Astronomy

Universe Observed From A Pale Blue Dot

Cepheid Variable Stars

A Cepheid variable star is class of variable stars that brighten and dim in an extremely regular fashion. The periods of the fluctuations (the time to complete one cycle from bright to dim and back to bright) last several days, although they range from 1 to 50 days.

These stars are important because the period of a Cepheid depends on its intrinsic brightness, or absolute magnitude, in a known way: the brighter the star, the longer its period. All Cepheid variables with the same period have nearly the same intrinsic brightness, but their apparent brightnesses differ because they are at different distances. By observing a Cepheid’s period, one can determine how bright it actually is. By comparing this intrinsic brightness to how bright it appears to be, one can determine the star’s distance. Thus Cepheids are important indicators of interstellar and intergalactic distances, and they have been called the “yardsticks of the universe.”

Physically, Cepheids are yellow supergiant stars, and their fluctuations in luminosity result from an actual physical pulsation, with attendant changes in surface temperature and size. The stars are hottest and brightest when expanding at maximum rate midway between their largest and smallest size. The Cepheid class takes its name from Delta Cephei, the first such star discovered by John Goodricke in 1784.

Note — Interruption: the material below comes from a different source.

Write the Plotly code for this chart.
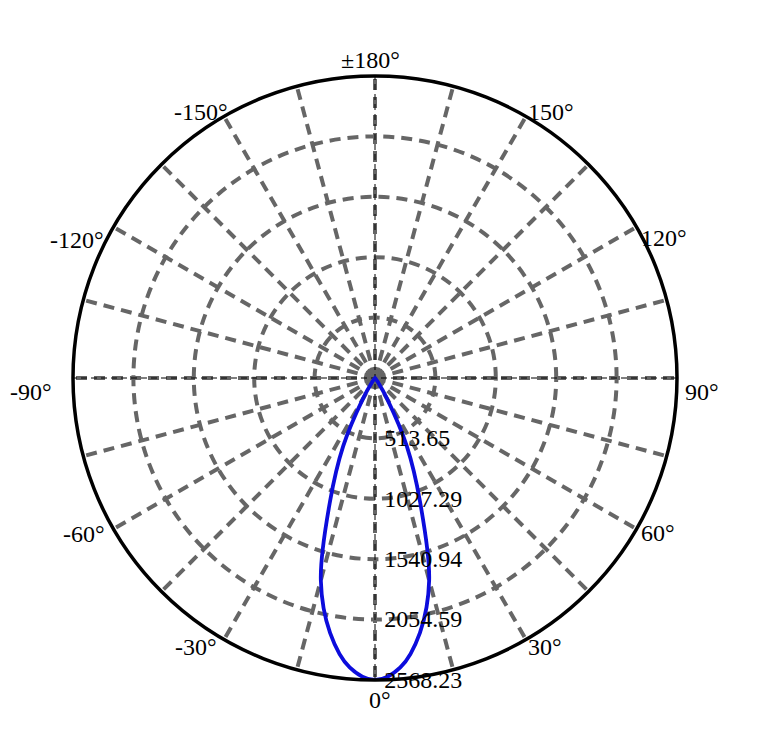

The period-luminosity relation was discovered on early 20th century by Henrietta Leavitt and Harlow Shapley from Harvard College Observatory when they studying many Cepheids in the Magellanic Clouds, the two closest galaxies. While these stars are all almost equally distant, it was found that the brighter variables had the longer periods. The absolute magnitude of a few Cepheids is required to infer absolute, rather than merely relative, distances. These absolute magnitudes were measured by a statistical study of the proper motions of Cepheids within our own galaxy.

Cepheids are now considered to fall into two distinct classes. The classical Cepheids, which are dependable in their period-luminosity relationship, all have periods from about 1.5 days to more than 50 days and belong to the class of relatively young stars found largely in the spiral arms of galaxies and called Population I. Short-period Cepheids, also called cluster-type variables, or RR Lyrae variables, all have periods of less than one day and show no dependable relationship between period and luminosity; this last fact caused considerable confusion among astronomers before it was recognized. RR Lyrae variables can still be used as distance indicators because their absolute magnitudes tend to be alike. Short-period Cepheids belong to Population II, a class of older stars found in the core and in the halo of the Milky Way Galaxy.

Classical Cepheids exhibit a relation between period and luminosity in the sense that the longer the period of the star, the greater its intrinsic brightness; this period-luminosity relationship has been used to establish the distance of remote stellar systems. The absolute magnitude of a classical Cepheid can be estimated from its period. Once this is known, the distance of the star can be deduced from a comparison of absolute and apparent (measured) magnitudes.

In the 1950s a second class of Cepheids with different period-luminosity relations was found, leading to a dramatic doubling of estimated cosmological distances. The Hubble Space Telescope will permit the observation of Cepheids in more distant galaxies, giving a more accurate picture of the size and age of the universe.